By means of the united front tactic, it was possible to draw great masses of workers to the First of May rallies, even where it was perfectly clear to every individual attending that what was involved was not the habitual and tradition choreography, but a day of struggle. But this demonstration of the proletariat's aversion to reaction and to fascism, and of the class spirit which still animates the broad mass of toilers, is not enough in itself to overcome fascism and reaction. Fascism will not be stifled by platonic expressions of unanimity. Pistols and fists will not be rendered powerless by throwing a mattress over them. Fascism does not have the numbers, but it has organization, united and centralized, and in this lies its strength, integrated into the centralization of the official bourgeois power.

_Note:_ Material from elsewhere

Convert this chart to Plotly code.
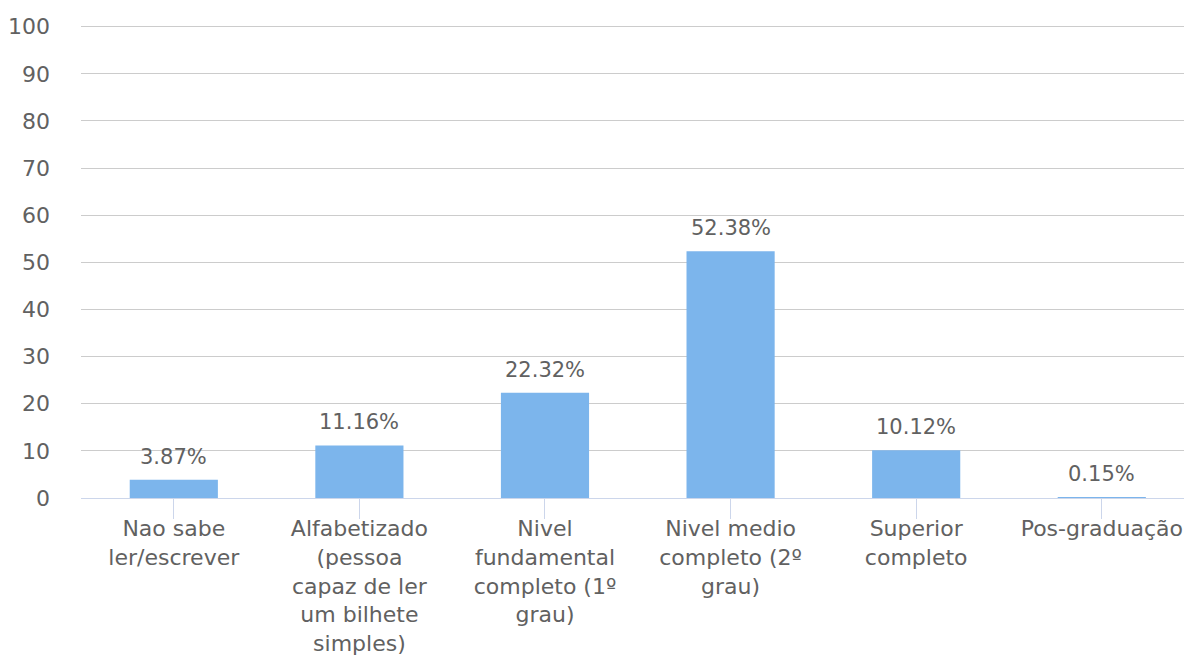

The Alleanza del lavoro, which has today made it possible to assemble vast masses, must become able to organize these and give them a unitary discipline. This is the task of the communists: to achieve this result, towards which only the first step has been taken. When it is possible for major rallies to count on a mass proletarian attendance, and at the same time on a rational preparation of our forces, then the proletariat will be able to dominate its enemies. On this First of May, it was evident that the meetings and demonstrations arranged by the allied organizations suffered from the absence of a little organizational preparation, even simply for the purpose of protecting them from enemy attacks. This circumstance was due to the fact that it was not really clear who had organized the meetings, or worked out the detailed plan for how they should proceed. The local committees of the Alliance have only recently been formed, and they do not have either a clear organizational structure or adequate powers.

Nevertheless, it is already a great advantage to have been able to hold united gatherings of the masses, because this raises proletarian morale and permits the communists to reach the whole proletariat with their plain speaking. If there is a whole further development of this interesting Italian experience of the united front tactic, it will have the effect of complementing this first undeniable advantage by a second: organizational unity of a real and intimate kind.

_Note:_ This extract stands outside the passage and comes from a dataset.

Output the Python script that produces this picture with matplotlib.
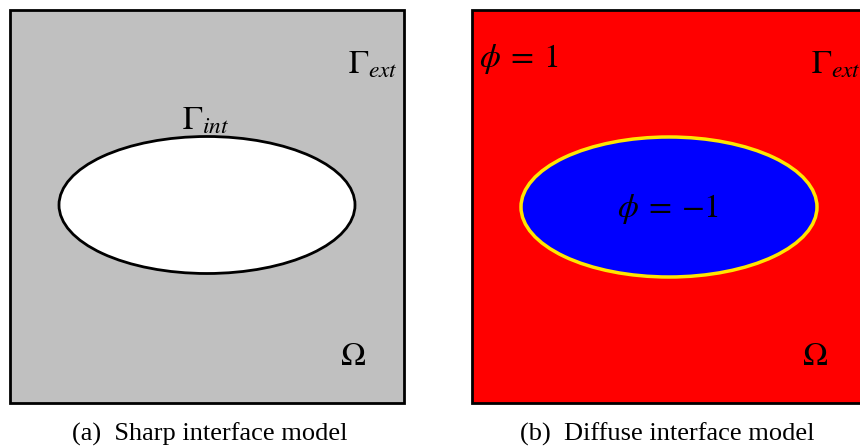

Some extremely important considerations arise in relation to this question. For the time being, we will only note that the trade-union terrain upon which the Alleanza has been set up allows the communists to press for it to become tighter and tighter organizationally, until it achieves the proletarian tradeunion unity which we have always invoked and which the programme of the Communist Party alone can and must fill with revolutionary content.

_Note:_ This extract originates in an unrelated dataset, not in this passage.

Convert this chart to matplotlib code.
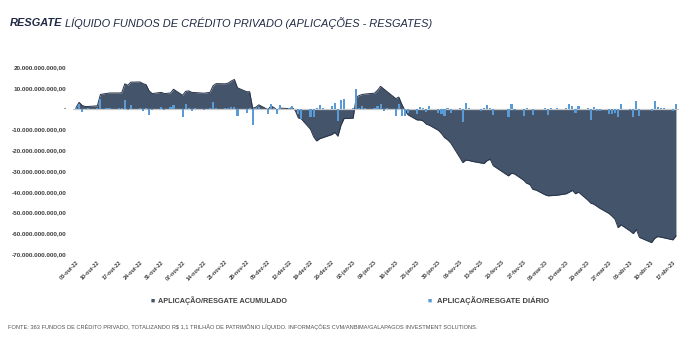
import numpy as np
import pandas as pd
import matplotlib
matplotlib.use("Agg")
import matplotlib.pyplot as plt
import matplotlib.dates as mdates
from matplotlib.ticker import FuncFormatter, MultipleLocator

# ---------------- data (values in billions of R$) ----------------
holidays = ["2022-10-12", "2022-11-02", "2022-11-15", "2023-02-20", "2023-02-21", "2023-04-07"]
dates = pd.bdate_range("2022-10-03", "2023-04-18")
dates = dates[~dates.isin(pd.to_datetime(holidays))]

cumulative_bn = [
    0.5, 3.0, 1.5, 1.0, 1.0,
    1.3, 6.8, 7.3, 7.5,
    7.5, 7.6, 11.9, 11.2, 12.7,
    12.8, 12.0, 11.5, 8.5, 7.2,
    7.8, 7.2, 7.5, 9.3,
    6.4, 8.3, 8.5, 7.8, 7.7,
    7.4, 7.8, 11.0, 12.0,
    11.9, 12.3, 13.3, 14.0, 10.0,
    8.1, 8.1, 0.2, 0.6, 1.8,
    -0.5, 1.2, 0.5, -0.8, 0.2,
    0.0, 0.5, -1.0, -4.5, -5.0,
    -10.0, -13.5, -15.6, -14.5, -14.0,
    -12.5, -11.5, -13.3, -8.0, -4.8,
    -4.6, 5.5, 6.3, 6.8, 7.0,
    7.4, 8.8, 10.7, 9.5, 8.3,
    4.8, 5.5, 2.0, -1.0, -3.0,
    -5.5, -5.5, -6.0, -7.5, -8.0,
    -10.5, -12.0, -14.0, -15.0, -16.5,
    -23.5, -26.0, -24.8, -25.0, -25.4,
    -26.2, -26.4, -25.0, -24.4, -27.5,
    -32.4, -31.1, -31.5,
    -34.5, -36.0, -36.5, -38.9, -39.2,
    -41.5, -42.0, -41.9, -41.8, -41.7,
    -41.0, -40.2, -39.4, -41.0, -40.2,
    -44.0, -45.5, -46.0, -47.0, -48.0,
    -50.5, -51.8, -53.3, -57.3, -56.0,
    -59.0, -60.2, -58.2, -62.0,
    -64.5, -62.5, -61.6, -61.9, -62.2,
    -63.2, -61.3,
]

daily_bn = [
    0.5, 2.4, -1.6, -0.3, 0.1,
    0.3, 4.8, 0.5, 0.2,
    0.2, 0.3, 4.3, -0.8, 1.6,
    0.2, -1.1, 0.3, -3.2, -0.5,
    0.8, -0.8, 0.8, 1.6,
    -4.0, 2.1, 0.3, -1.1, 0.2,
    -0.5, 0.5, 3.2, 0.3,
    0.3, 0.2, 0.8, 0.8, -3.7,
    -1.9, 0.2, -8.0, 0.3, 0.8,
    -2.4, 2.4, 0.2, -2.7, 1.8,
    0.3, 1.3, -0.3, -2.7, -4.8,
    -4.3, -4.3, 0.2, 1.8, 0.5,
    1.3, 2.6, -5.9, 4.2, 4.5,
    0.2, 9.6, 0.5, 1.3, 0.3,
    0.2, 1.3, 2.4, -1.4, 0.5,
    -3.8, 2.0, -3.5, -3.5, -2.2,
    -2.4, 0.8, 0.3, -1.6, 1.0,
    -1.9, -2.7, -3.5, 0.5, -1.9,
    0.5, -6.4, 2.9, 0.2, -0.3,
    -1.1, 0.2, 1.9, 0.5, -2.9,
    -4.3, 2.1, -0.8,
    -3.5, 0.2, -0.3, -3.0, -0.2,
    0.2, -3.0, 0.5, -0.2, 0.2,
    0.4, 2.1, 1.0, -1.9, 1.0,
    0.4, -5.6, 0.8, -1.3, -1.1,
    -2.4, -2.7, -1.9, -4.0, 2.1,
    -0.5, -4.3, 3.7, -3.5,
    -1.4, 3.4, 0.8, 0.3, 0.3,
    -1.1, 2.4,
]

months_pt = ["jan", "fev", "mar", "abr", "mai", "jun", "jul", "ago", "set", "out", "nov", "dez"]
tick_dates = pd.date_range("2022-10-03", "2023-04-17", freq="7D")
tick_labels = [f"{d.day:02d}-{months_pt[d.month-1]}-{d.strftime('%y')}" for d in tick_dates]

title_bold = "RESGATE"
title_rest = " LÍQUIDO FUNDOS DE CRÉDITO PRIVADO (APLICAÇÕES - RESGATES)"
legend_cum = "APLICAÇÃO/RESGATE ACUMULADO"
legend_daily = "APLICAÇÃO/RESGATE DIÁRIO"
footer = ("FONTE: 363 FUNDOS DE CRÉDITO PRIVADO, TOTALIZANDO R$ 1,1 TRILHÃO DE PATRIMÔNIO LÍQUIDO. "
          "INFORMAÇÕES CVM/ANBIMA/GALAPAGOS INVESTMENT SOLUTIONS.")

# ---------------- styling ----------------
plt.rcParams["font.family"] = ["Liberation Sans", "DejaVu Sans"]
AREA = "#44546a"
EDGE = "#263247"
BAR = "#5b9bd5"
TXT = "#404040"
NAVY = "#1f2a44"

W, H = 700, 350
fig = plt.figure(figsize=(7, 3.5), dpi=100)
fig.patch.set_facecolor("white")

ax = fig.add_axes([73 / W, 1 - 254 / H, 606 / W, (254 - 67) / H])

cum = np.array(cumulative_bn) * 1e9
dly = np.array(daily_bn) * 1e9
x = dates.to_pydatetime()

ax.fill_between(x, cum, 0, color=AREA, lw=0, zorder=1)
ax.plot(x, cum, color=EDGE, lw=0.7, zorder=2)
ax.axhline(0, color="#c8c8c8", lw=0.9, zorder=3)
ax.bar(x, dly, width=0.7, color=BAR, zorder=4)

ax.set_xlim(pd.Timestamp("2022-10-02"), pd.Timestamp("2023-04-19"))
ax.set_ylim(-70e9, 20e9)
ax.yaxis.set_major_locator(MultipleLocator(10e9))


def br_fmt(v, pos):
    if abs(v) < 1:
        return "-"
    s = f"{v:,.2f}"
    return s.replace(",", "X").replace(".", ",").replace("X", ".")


ax.yaxis.set_major_formatter(FuncFormatter(br_fmt))
ax.set_xticks(tick_dates.to_pydatetime())
ax.set_xticklabels(tick_labels, rotation=45, ha="right", rotation_mode="anchor")

for s in ax.spines.values():
    s.set_visible(False)
ax.tick_params(axis="both", length=0)
ax.tick_params(axis="y", pad=5, labelsize=4.6, labelcolor=TXT)
ax.tick_params(axis="x", pad=4, labelsize=4.0, labelcolor=TXT)
for lab in ax.get_yticklabels() + ax.get_xticklabels():
    lab.set_fontweight("bold")

# ---------------- texts ----------------
renderer = fig.canvas.get_renderer()


def fit(t, target_px):
    bb = t.get_window_extent(renderer)
    t.set_fontsize(t.get_fontsize() * target_px / bb.width)


t1 = fig.text(10 / W, 1 - 23 / H, title_bold, fontsize=9, fontweight="bold", style="italic",
              color=NAVY, va="center", ha="left")
t2 = fig.text(10 / W, 1 - 23 / H, title_rest, fontsize=9, style="italic",
              color=NAVY, va="center", ha="left")
w1 = t1.get_window_extent(renderer).width
w2 = t2.get_window_extent(renderer).width
scale = 423 / (w1 + w2)
t1.set_fontsize(9 * scale)
t2.set_fontsize(9 * scale)
w1 = t1.get_window_extent(renderer).width
t2.set_x((10 + w1) / W)

# legends
fig.text(151 / W, 1 - 301 / H, "■", fontsize=5, color=AREA, va="center", ha="left")
lc = fig.text(158 / W, 1 - 301 / H, legend_cum, fontsize=5, fontweight="bold", color=TXT,
              va="center", ha="left")
fit(lc, 130)
fig.text(428 / W, 1 - 301 / H, "■", fontsize=5, color=BAR, va="center", ha="left")
ld = fig.text(437 / W, 1 - 301 / H, legend_daily, fontsize=5, fontweight="bold", color=TXT,
              va="center", ha="left")
fit(ld, 113)

ft = fig.text(8 / W, 1 - 327 / H, footer, fontsize=4.5, color="#505050", va="center", ha="left")
fit(ft, 467)

fig.savefig("out.png", dpi=100, facecolor="white")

For the present, it is necessary to react against the indolent and wavering character which the leadership of the Alleanza del lavoro has had up to now. The communists have already formulated, precisely and concretely, proposals for the development, revitalization and strengthening of the Alleanza - which could, if this campaign is not vigorously prosecuted in parallel with the eloquent experiences of proletarian action, degenerate into bureaucratic and cumbersome diplomacy on the part of hesitant, opportunistic leaders. The urgency of the communist proposals is shown by the Alleanza's passive attitude in the face of the extremely serious provocations to which the workingclass masses were subjected on the First of May. It is also shown, in spite of the invitations to action which reached it from all sides, by its insensitivity to the pressure coming today from the Italian proletariat, which is ready to proceed rapidly along the path of a counteroffensive. And it is shown by that extremely eloquent document, the statement put out by the national committee, which with its flat, banal phrases rejects what the masses panting for struggle suggest. We do not wish to make any further comment on the statement, confident that since the question is now irrevocably placed before the masses, the latter will not fail to make their own comment and judgement - and will draw from this fresh disappointment a new reason to proceed along the arduous but certain road to their resurgence.